Then: On December 21st, one day after my 8th birthday, my grandma died of breast cancer.
One week before my 22nd birthday on December 13th, 1995, my daddy died of multiple myeloma, a type of bone marrow cancer.
My previous feelings about cancer came from losing two of the people I loved the most. Cancer changed me. In some ways for the better, but in a lot of ways for the worse.
Thirty-three and nineteen years ago, my grandma and my daddy didn’t “lose their battles to cancer”, but I did.
God allowed them to win their battles! Matthew 25:23 says it all, “His master replied, ‘Well done, good and faithful servant! You have been faithful with a few things; I will put you in charge of many things. Come and share your master’s happiness!'” They are no longer in pain. They no longer suffer. Their bodies were renewed, and their spirits went home! They are happy.
But all I saw at the time was my own selfish thoughts and feelings. God had stolen them from me as far as I was concerned. We’d all gathered in His holy name and prayed they’d be healed, and I failed to see that our prayers had been answered. Not the way we desired, but according to God’s will. That was something I couldn’t wrap my childish, selfish brain around for a long time.
I went through the grieving process after my daddy died until I got to anger. Then I stayed there. Anger became cancer. I was so mad at God, and I wasn’t afraid to tell Him all about it. Until the day I just decided to go silent. The good ol’ silent treatment.
Me, my life, and my world probably appeared okay to most everyone else, but what was hidden deep inside of me was secretly destroying so much of all I had to be grateful for. I was truly the one “losing my battle to cancer”.
My other cancer was fear. I spent the majority of my life afraid I would get cancer. Every time I got sick, I was sure I had it. If my body had three or more bruises on it at the same time, I was sure I was next. I’d die of this ghastly disease too. The first time I was offered a cancer supplement plan, I bought it. I was 24 years old. I paid for it religiously every year it was offered to me until this year.
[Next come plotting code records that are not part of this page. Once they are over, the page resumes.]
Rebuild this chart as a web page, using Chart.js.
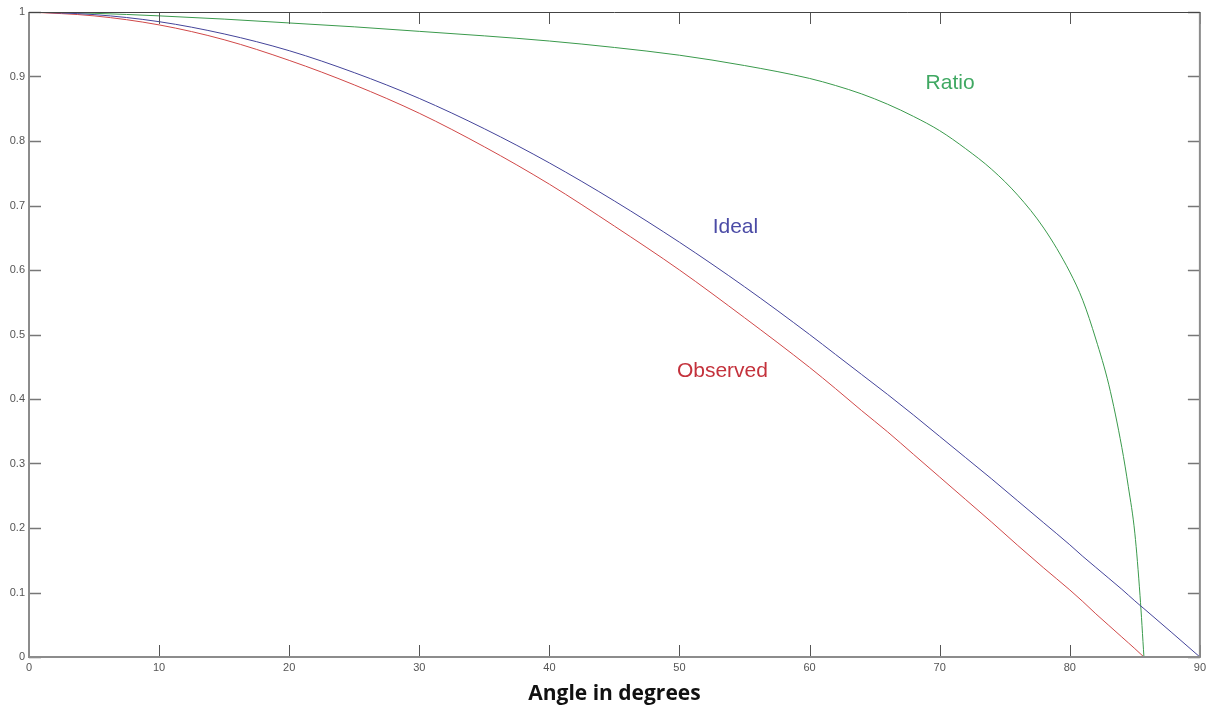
<!DOCTYPE html>
<html>
<head>
<meta charset="utf-8">
<script src="https://cdn.jsdelivr.net/npm/chart.js@4.4.1/dist/chart.umd.min.js"></script>
<style>
	html, body { margin: 0; padding: 0; background: #fff; }
	#wrap { width: 1210px; height: 715px; }
</style>
</head>
<body>
<div id="wrap"><canvas id="myChart" width="1210" height="715"></canvas></div>
<script>
// 값
var angles = [0, 5, 10, 15, 20, 25, 30, 35, 40, 45, 50, 55, 60, 62, 64, 66, 68, 70, 72, 74, 76, 78, 80, 81, 82, 83, 84, 84.5, 85, 85.4, 85.7, 90];
var ideal = [1, 0.996, 0.985, 0.966, 0.940, 0.906, 0.866, 0.819, 0.766, 0.707, 0.643, 0.574, 0.500, 0.469, 0.438, 0.407, 0.375, 0.342, 0.309, 0.276, 0.242, 0.208, 0.174, 0.156, 0.139, 0.122, 0.105, 0.096, 0.087, 0.080, 0.075, 0];
var observed = [1, 0.994, 0.980, 0.957, 0.925, 0.887, 0.843, 0.791, 0.733, 0.668, 0.600, 0.526, 0.449, 0.416, 0.382, 0.349, 0.314, 0.279, 0.244, 0.209, 0.173, 0.138, 0.104, 0.086, 0.067, 0.049, 0.031, 0.022, 0.013, 0.0055, 0, null];
var ratio = [1, 0.998, 0.994, 0.989, 0.983, 0.977, 0.970, 0.963, 0.955, 0.945, 0.933, 0.917, 0.897, 0.886, 0.873, 0.857, 0.838, 0.816, 0.788, 0.756, 0.716, 0.665, 0.597, 0.553, 0.493, 0.422, 0.325, 0.264, 0.192, 0.095, 0, null];
var xTicks = [0, 10, 20, 30, 40, 50, 60, 70, 80, 90];
var yTicks = [0, 0.1, 0.2, 0.3, 0.4, 0.5, 0.6, 0.7, 0.8, 0.9, 1];

// 곡선 이름표 (데이터 좌표)
var curveLabels = [
	{ text : 'Ideal', x : 54.3, y : 0.667, color : '#4b4ba6' },
	{ text : 'Observed', x : 53.3, y : 0.443, color : '#c4323c' },
	{ text : 'Ratio', x : 70.8, y : 0.890, color : '#3fa862' }
];

function toPoints(values) {
	var points = [];
	for (var i = 0; i < angles.length; i++) {
		if (values[i] !== null) {
			points.push({ x : angles[i], y : values[i] });
		}
	}
	return points;
}

function lineSet(label, values, color) {
	return {
		label : label,
		data : toPoints(values),
		borderColor : color,
		borderWidth : 1,
		pointRadius : 0,
		fill : false,
		cubicInterpolationMode : 'monotone'
	};
}

// MATLAB 스타일 테두리와 안쪽 눈금
var framePlugin = {
	id : 'frame',
	afterDraw : function(chart) {
		var ctx = chart.ctx;
		var area = chart.chartArea;
		var xs = chart.scales.x;
		var ys = chart.scales.y;
		var len = 12;
		ctx.save();
		ctx.lineWidth = 1;
		ctx.strokeStyle = '#555';
		ctx.beginPath();
		for (var i = 0; i < xTicks.length; i++) {
			var px = Math.round(xs.getPixelForValue(xTicks[i])) + 0.5;
			ctx.moveTo(px, area.bottom);
			ctx.lineTo(px, area.bottom - len);
			ctx.moveTo(px, area.top);
			ctx.lineTo(px, area.top + len);
		}
		ctx.stroke();
		ctx.strokeStyle = '#777';
		ctx.lineWidth = 1.5;
		ctx.beginPath();
		for (var j = 0; j < yTicks.length; j++) {
			var py = Math.round(ys.getPixelForValue(yTicks[j])) + 0.5;
			ctx.moveTo(area.left, py);
			ctx.lineTo(area.left + len, py);
			ctx.moveTo(area.right, py);
			ctx.lineTo(area.right - len, py);
		}
		ctx.stroke();
		// 테두리
		ctx.strokeStyle = '#8c8c8c';
		ctx.lineWidth = 2;
		ctx.beginPath();
		ctx.moveTo(area.left, area.top);
		ctx.lineTo(area.left, area.bottom);
		ctx.lineTo(area.right, area.bottom);
		ctx.lineTo(area.right, area.top);
		ctx.stroke();
		ctx.strokeStyle = '#444';
		ctx.lineWidth = 1;
		ctx.beginPath();
		ctx.moveTo(area.left, area.top + 0.5);
		ctx.lineTo(area.right, area.top + 0.5);
		ctx.stroke();
		// 곡선 이름
		ctx.font = '21px "Liberation Sans", Arial, sans-serif';
		ctx.textAlign = 'center';
		ctx.textBaseline = 'middle';
		for (var k = 0; k < curveLabels.length; k++) {
			var c = curveLabels[k];
			ctx.fillStyle = c.color;
			ctx.fillText(c.text, xs.getPixelForValue(c.x), ys.getPixelForValue(c.y));
		}
		ctx.restore();
	}
};

var ctx = document.getElementById('myChart');
var myLineChart = new Chart(ctx, {
	type : 'line',
	data : {
		datasets : [
			lineSet('Ideal', ideal, '#44449a'),
			lineSet('Observed', observed, '#d04848'),
			lineSet('Ratio', ratio, '#3a9a4c')
		]
	},
	options : {
		responsive : false,
		animation : false,
		layout : {
			padding : { top : 12, right : 7, left : 0, bottom : 0 }
		},
		plugins : {
			legend : { display : false },
			tooltip : { enabled : false }
		},
		scales : {
			x : {
				type : 'linear',
				min : 0,
				max : 90,
				afterFit : function(scale) { scale.height = 58; },
				afterBuildTicks : function(scale) {
					scale.ticks = xTicks.map(function(v) { return { value : v }; });
				},
				grid : { display : false, drawTicks : false },
				border : { display : false },
				ticks : {
					padding : 4,
					color : '#555',
					maxRotation : 0,
					callback : function(value) { return String(value); },
					font : { family : '"Liberation Sans", Arial, sans-serif', size : 11 }
				},
				title : {
					display : true,
					text : 'Angle in degrees',
					color : '#111',
					padding : { top : 0, bottom : 8 },
					font : { family : '"Open Sans", sans-serif', size : 21, weight : 'bold' }
				}
			},
			y : {
				min : 0,
				max : 1,
				afterFit : function(scale) { scale.width = 29; },
				afterBuildTicks : function(scale) {
					scale.ticks = yTicks.map(function(v) { return { value : v }; });
				},
				grid : { display : false, drawTicks : false },
				border : { display : false },
				ticks : {
					padding : 4,
					color : '#555',
					callback : function(value) { return String(value); },
					font : { family : '"Liberation Sans", Arial, sans-serif', size : 11 }
				}
			}
		}
	},
	plugins : [ framePlugin ]
});
</script>
</body>
</html>
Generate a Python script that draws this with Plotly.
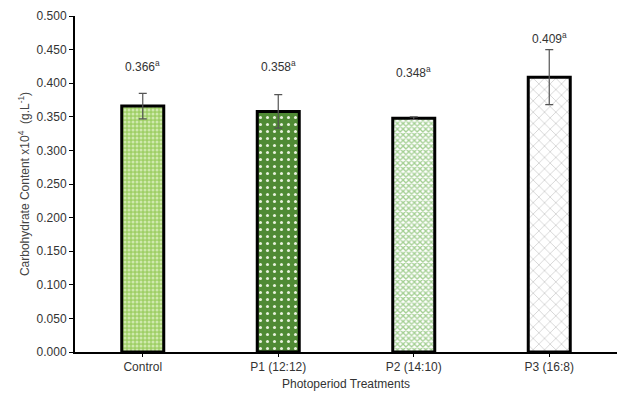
import plotly.graph_objects as go

# Treatment groups and measured carbohydrate content (x10^4 g/L)
treatments = ["Control", "P1 (12:12)", "P2 (14:10)", "P3 (16:8)"]
means = [0.366, 0.358, 0.348, 0.409]
errors = [0.019, 0.025, 0.002, 0.041]
letters = ["a", "a", "a", "a"]
y_ticks = [0.0, 0.05, 0.1, 0.15, 0.2, 0.25, 0.3, 0.35, 0.4, 0.45, 0.5]

# Per-bar fill styling
bg_colors = ["#9fcf66", "#4f8a34", "#ffffff", "#ffffff"]
fg_colors = ["#cfe9ad", "#e8f2dd", "#a3cf92", "#a0a0a0"]
shapes = [".", ".", "x", "x"]
pattern_sizes = [4, 7, 4, 8]
solidity = [0.45, 0.15, 0.55, 0.1]
label_offsets = [0.060, 0.068, 0.068, 0.058]

fig = go.Figure()
for i, t in enumerate(treatments):
    fig.add_trace(go.Bar(
        x=[t],
        y=[means[i]],
        width=0.31,
        marker=dict(
            color=bg_colors[i],
            line=dict(color="#000000", width=3),
            pattern=dict(shape=shapes[i], fgcolor=fg_colors[i], bgcolor=bg_colors[i],
                         size=pattern_sizes[i], solidity=solidity[i],
                         fillmode="replace"),
        ),
        error_y=dict(type="data", array=[errors[i]], visible=True,
                     color="#555555", thickness=1.2, width=4),
        showlegend=False,
    ))

for t, m, l, off in zip(treatments, means, letters, label_offsets):
    fig.add_annotation(
        x=t, y=m + off, xref="x", yref="y",
        text=f"{m:.3f}<sup>{l}</sup>",
        showarrow=False,
        font=dict(family="Liberation Sans, Arial, sans-serif", size=12, color="#333333"),
    )

fig.update_layout(
    width=640, height=408,
    margin=dict(l=75, r=23, t=9, b=56),
    paper_bgcolor="white", plot_bgcolor="white",
    barmode="overlay",
    font=dict(family="Liberation Sans, Arial, sans-serif", size=11, color="#333333"),
    xaxis=dict(
        title=dict(text="Photoperiod Treatments", standoff=6,
                   font=dict(size=12, color="#333333")),
        showline=True, linecolor="#000000", linewidth=2,
        ticks="outside", ticklen=3, tickcolor="#000000",
        range=[-0.5, 3.5],
        categoryorder="array", categoryarray=treatments,
        tickfont=dict(size=12, color="#333333"),
    ),
    yaxis=dict(
        title=dict(text="Carbohydrate Content x10<sup>4</sup>  (g.L<sup>-1</sup>)",
                   standoff=4, font=dict(size=12, color="#444444")),
        range=[0, 0.5], tickvals=y_ticks, tickformat=".3f",
        showline=True, linecolor="#000000", linewidth=2,
        ticks="outside", ticklen=4, tickcolor="#000000",
        showgrid=False, zeroline=False,
        tickfont=dict(size=12, color="#333333"),
    ),
)

fig.write_html("out.html")
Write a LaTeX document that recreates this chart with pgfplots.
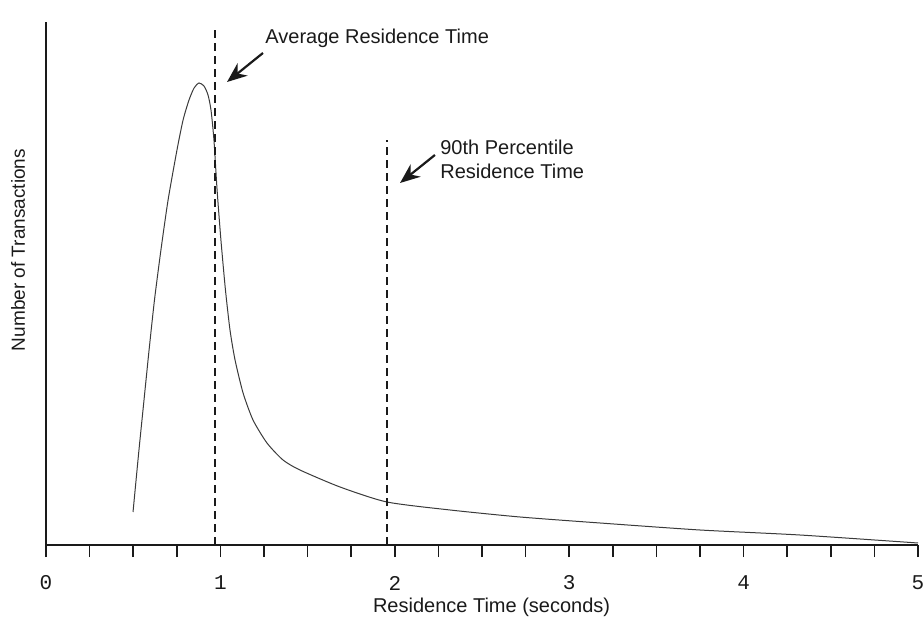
\documentclass[border=0pt]{standalone}
\usepackage{fontspec}
\usepackage{pgfplots}
\pgfplotsset{compat=1.18}
\usetikzlibrary{arrows.meta}
\setmainfont{Liberation Sans}
\newfontfamily\monofont{Liberation Mono}
\definecolor{ink}{HTML}{1A1A1A}
\definecolor{curve}{HTML}{3A3A3A}

\begin{document}
\begin{tikzpicture}
\begin{axis}[
  name=ax,
  scale only axis,
  width=436pt,height=261.5pt,
  xmin=0,xmax=5,ymin=0,ymax=523,
  axis x line=bottom,axis y line=left,
  axis line style={-,line width=0.9pt,ink},
  xtick={0,1,2,3,4,5},
  xticklabels={0,1,2,3,4,5},
  minor x tick num=3,
  ytick=\empty,
  tick align=outside,
  major tick length=6pt,minor tick length=6pt,
  every tick/.style={ink,line width=0.8pt},
  xticklabel style={font=\monofont\fontsize{10.5}{12}\selectfont,text=ink,anchor=center,yshift=-13pt},
  xlabel={Residence Time (seconds)},
  ylabel={Number of Transactions},
  every axis x label/.style={at={(axis description cs:0.511,-0.1185)},anchor=center,font=\fontsize{10}{12}\selectfont,text=ink},
  every axis y label/.style={at={(axis description cs:-0.032,0.564)},rotate=90,anchor=center,font=\fontsize{9.5}{12}\selectfont,text=ink},
  clip=false,
]
% residence time distribution
\addplot[curve,line width=0.5pt,smooth,tension=0.4] coordinates {
  (0.499,33) (0.533,95) (0.562,145) (0.591,195) (0.622,245) (0.659,295)
  (0.700,345) (0.751,395) (0.786,425) (0.820,445) (0.849,457) (0.877,462)
  (0.906,459) (0.929,450) (0.946,435) (0.963,405) (0.981,355) (1.003,305)
  (1.029,255) (1.055,215) (1.084,185) (1.130,152) (1.187,125) (1.267,102)
  (1.359,85) (1.456,75) (1.686,58) (1.955,43) (2.317,35) (2.718,28)
  (3.177,22) (3.750,15) (4.323,10) (5.0,2)
};
% average and 90th percentile markers
\addplot[ink,line width=0.8pt,dash pattern=on 4pt off 2.5pt] coordinates {(0.969,0) (0.969,515)};
\addplot[ink,line width=0.8pt,dash pattern=on 4pt off 2.5pt] coordinates {(1.955,0) (1.955,405)};
\draw[ink,line width=1.1pt,-{Stealth[length=10pt,width=8pt]}] (axis cs:1.244,492) -- (axis cs:1.038,463);
\draw[ink,line width=1.1pt,-{Stealth[length=10pt,width=8pt]}] (axis cs:2.230,390) -- (axis cs:2.030,362);
\node[anchor=west,text=ink,font=\fontsize{10}{12}\selectfont,inner sep=0pt] at (axis cs:1.256,507) {Average Residence Time};
\node[anchor=west,text=ink,font=\fontsize{10}{12}\selectfont,inner sep=0pt,align=left] at (axis cs:2.259,386) {90th Percentile\\Residence Time};
\end{axis}
\pgfresetboundingbox
\path[use as bounding box] (ax.south west) ++(-23pt,-40pt) rectangle ++(462pt,312.5pt);
\end{tikzpicture}
\end{document}
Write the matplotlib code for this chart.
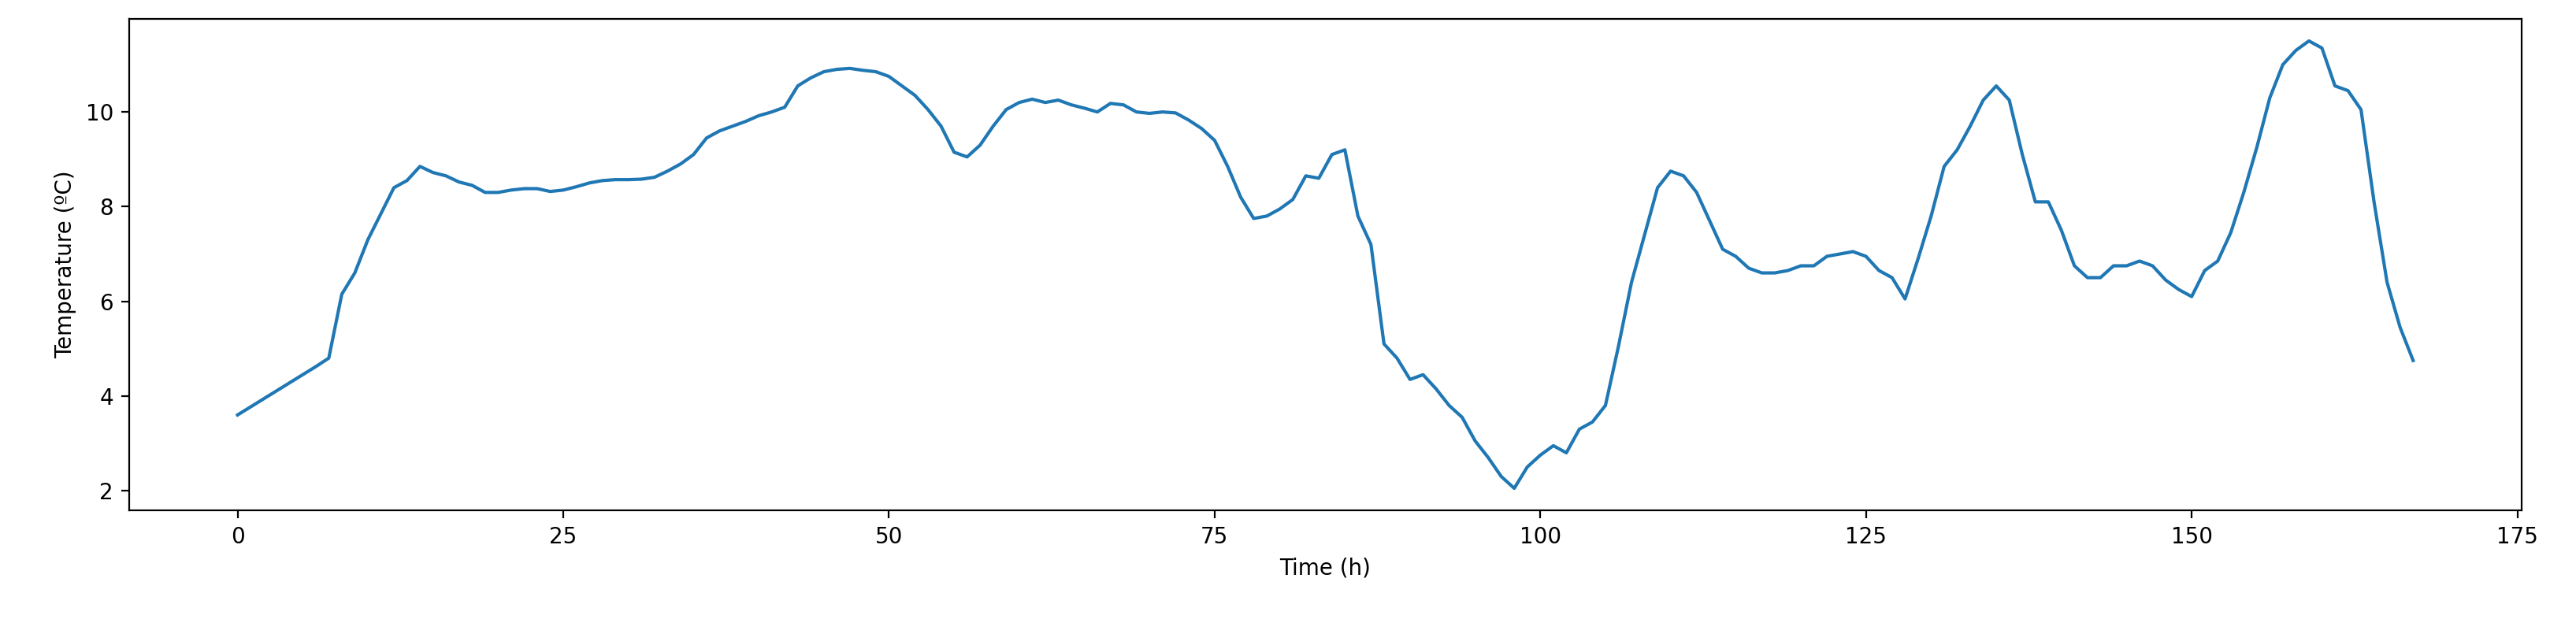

Over the course of these years, I’d reconnect with God, but I wouldn’t let go of my cancers. I held on to fear and anger despite intense studies on both topics. I suffered from a lot of other things too. My whole body was full of cancers, and I was terminally ill. I allowed people to hurt me, and I’d hurt a lot of people along the way. I was dying a little more every day. It was a pathetic life. I was to blame for it. I let myself “lose my battle to cancer”.
I really started cancer treatment on April 5, 2014. My daughter, K’Lee, shared with me her very realistic dream to Heaven and back. God would use my child’s dream to show me all the answers I’d been searching for. It all came down to one simple sounding thing – Faith. Faith in a God I couldn’t see, hear, or feel until I truly had faith in Him. Then this magical and miraculous thing happened just like what happened to the Israelites in Hosea 2.
Now: I’m healed of cancer through the grace of God because of my faith in all that He is.
No, I’m not in denial. I’m fully aware of my medical pathology report. I’ve had it explained so well, I can teach a class on ductal carcinoma. I know exactly what it all means and what it could all mean, but I’m also fully aware that cancer can’t win this battle. Cancer loss the battle the moment I allowed myself to live by faith and not by anger or fear or anything else.
I spent over 40 years trying to figure out what my purpose was when all I needed to do was have faith that God holds my purpose in the palm of His hands. As long as I’m faithful to Him, I’m doing exactly what He has planned for my life.
No, I don’t understand why I got breast cancer. That’s outside my realm of comprehension. No, I don’t think it’s fair that I have to go through chemo, but that’s just me being human. What person ever has this on their bucket list? Poor choice of words maybe, but honestly no one signs up for this lifestyle.
Cancer now has come with God granted courage. God granted peace. God given strength. All because of my faith in Him, and my desire to allow His will to be done.
So my cancer today is not anywhere close to being as dangerous as the cancer I let eat at me most of my life. Perhaps, God is using this cancer as my final treatment from the cancers I’ve had for so long. I’m being healed a little more every day. The sun will shine through the clouds, and many will see God’s glory through this storm.